I may not be a rocket scientist but I don’t think a missile is going to do any of us a helluva lotta good.
So we are justified in asking: What the hell kind of policy is this?
You’d probably get a lot of dumb looks if you actually asked. Michele Bachman apparently didn’t have a clue that the Bush administration had engaged in diplomatic relations and even state visits with Iran’s president, the much loathed Ahmadinejad. At least, she didn’t want to talk about that when it was brought up while she was busy denouncing Obama.
What other policies do the Republicans have?
- They’re against same-sex marriage
- They’re against repealing DADT in the military
- They’re against abortion
- They’re against the building of mosques in the U.S.

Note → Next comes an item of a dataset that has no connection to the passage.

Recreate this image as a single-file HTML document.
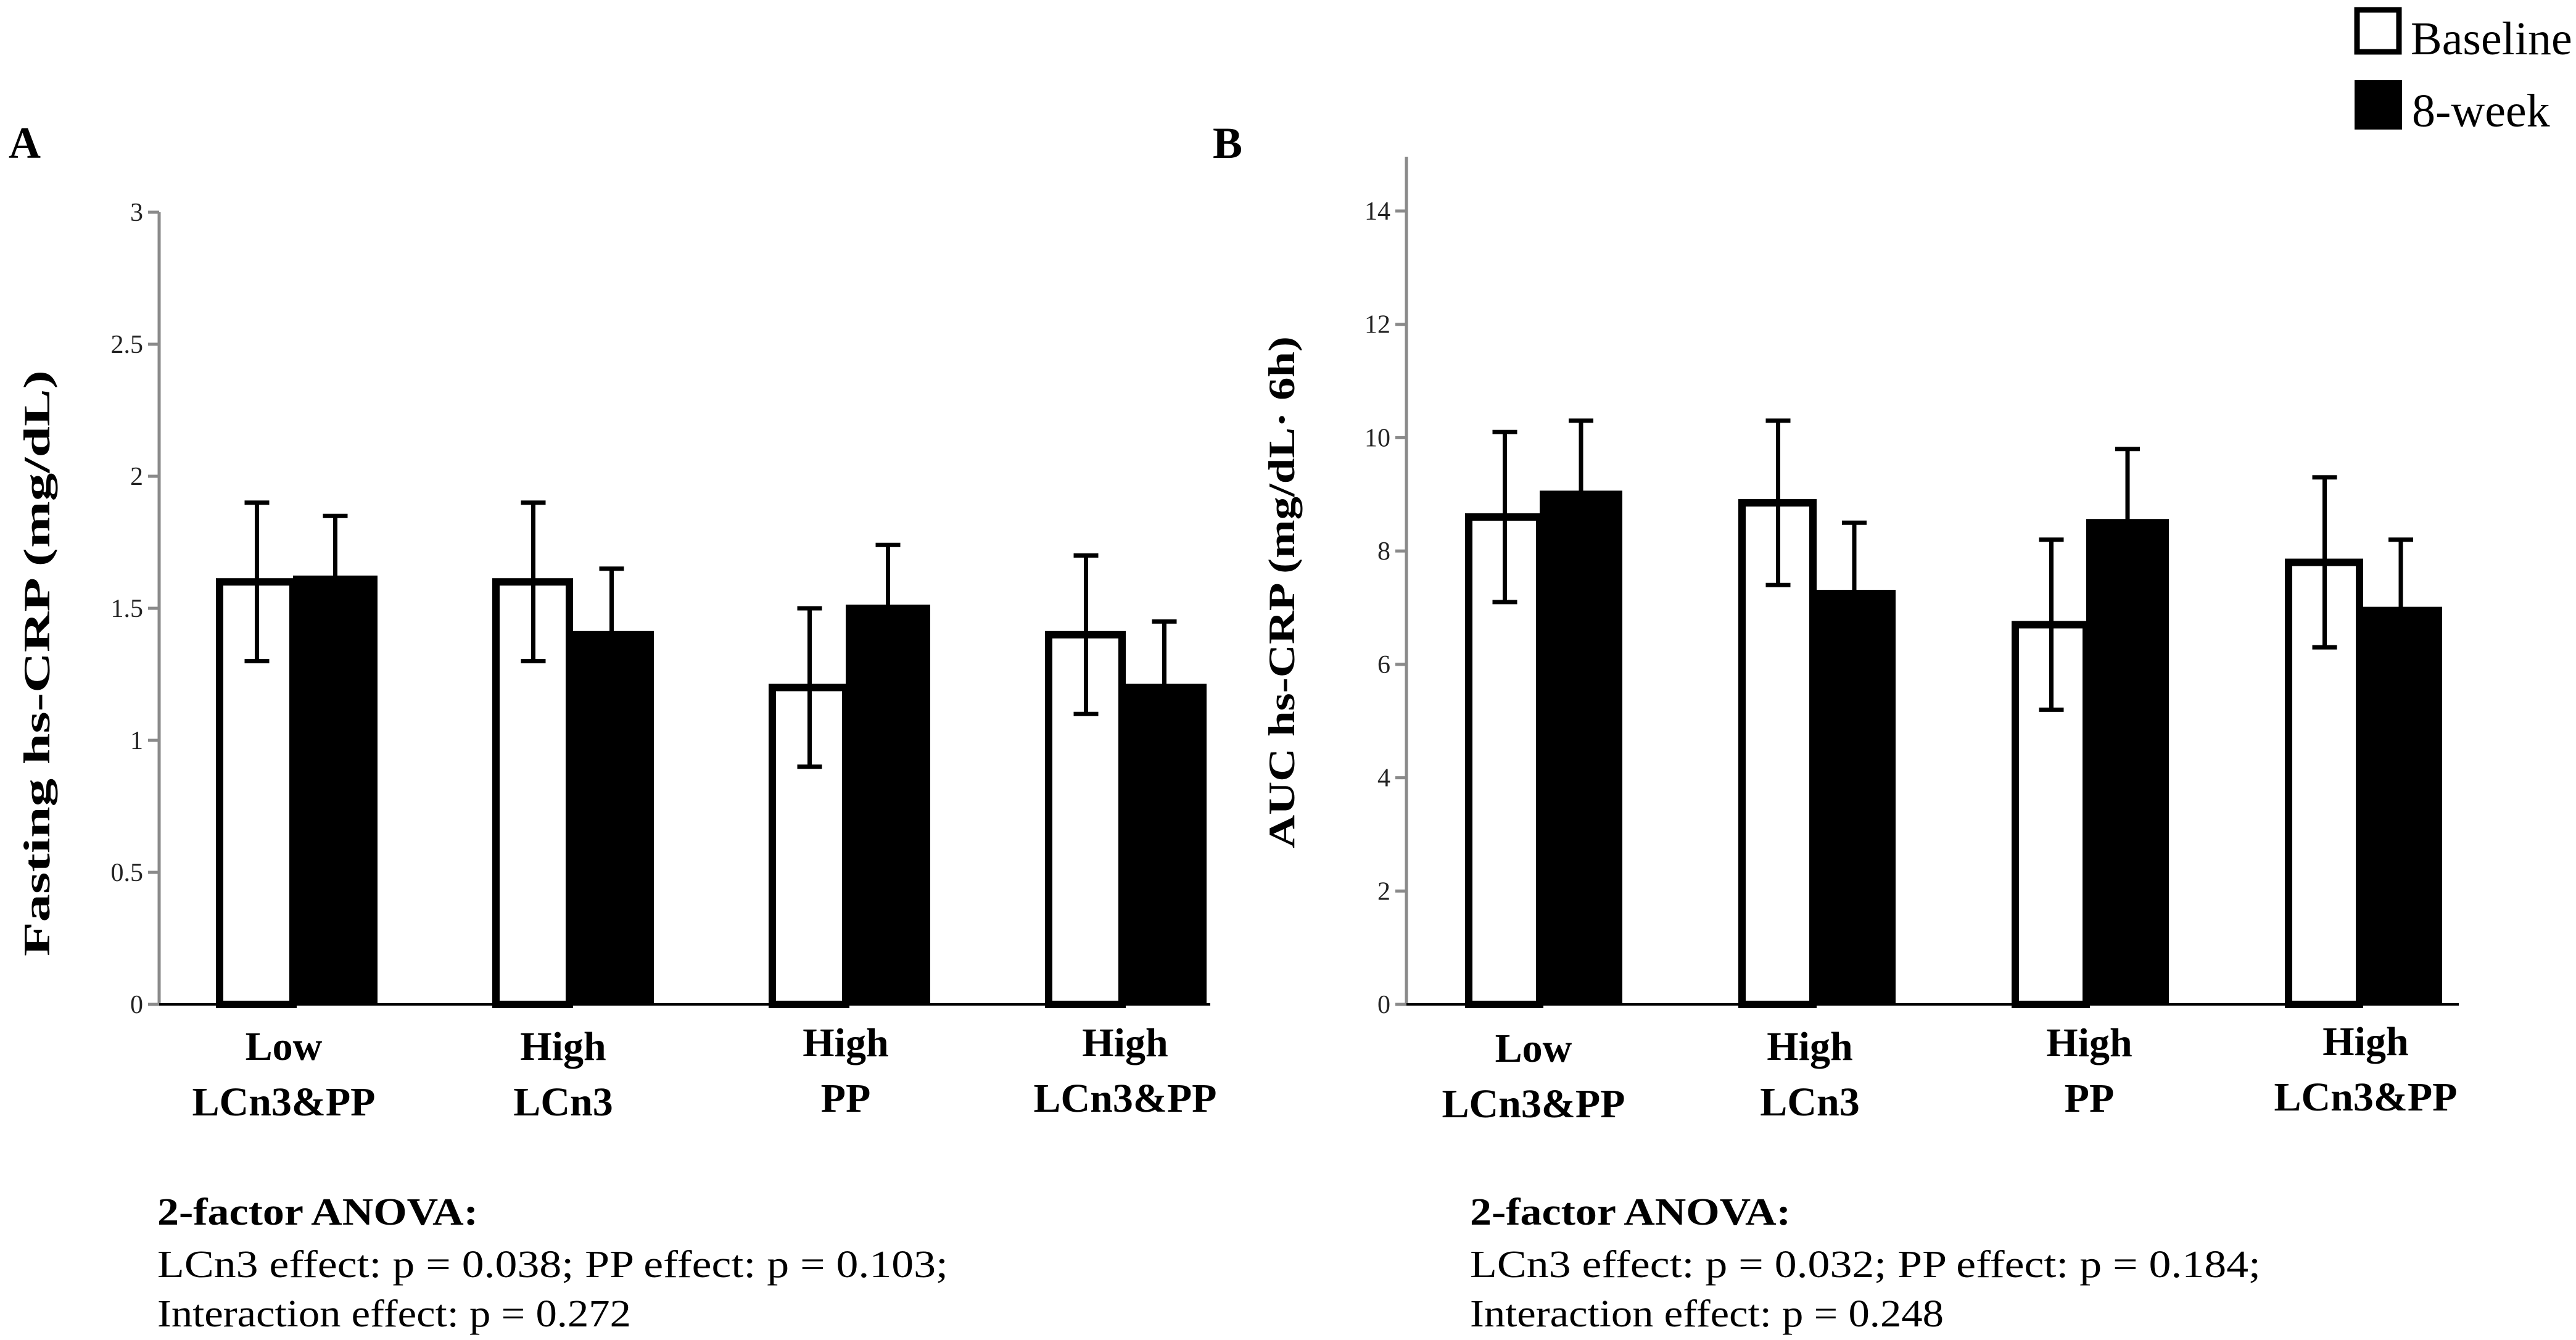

- They’re against “Obamacare”
- They’re against immigrants
- They’re against federal regulations unless morally based
- They’re against the environment and alternative energy
- They’re against high speed rail
Does any of this help us with the two matters about which Americans are most concerned, jobs and health? No, not at all. You can ban same-sex marriages, keep DADT in place, ban abortion and mosques, and people still won’t have jobs and if they succeed in repealing what they derisively call “Obamacare” they won’t have health insurance either. Meanwhile, federal regulations protect the average citizen from corporate abuses and “green” programs and high speed rail would put thousands back to work and money into the economy. We can’t have that, apparently.
Again: what the hell kind of policy is this?
Will returning to a Bronze Age morality code put the economy back on track or keep people healthy? No, not so much.
Meanwhile, these new Republican politicians who campaigned steadfastly against health insurance for the rest of us want their own, and they don’t want to wait the required 28 days for it.
This is what voters have given us, a nihilistic party spouting slogans so absurd they can’t be taken seriously as a political movement. A political movement has to be about something. The Republican party is not. It is against a lot of things, but it offers us no path forward, no coherent policy that will lead us out of the mess their lack of vision steered us into.
Why are they back in office? Better than asking that, get out and vote next time and make sure they don’t get the executive back. The damage they can do is limited by the powers granted the House in the Constitution. Sanity still reigns in the Executive and in the Senate, and I suspect that two years of Republican pseudo-policy might jar the electorate sufficiently to save them both in 2012, particularly if Palin runs, but the danger is real and the danger remains.
Demand answers, America. Demand solutions, demand action, real, meaningful action, and start asking of these people, “Why do you want Bristol to win?”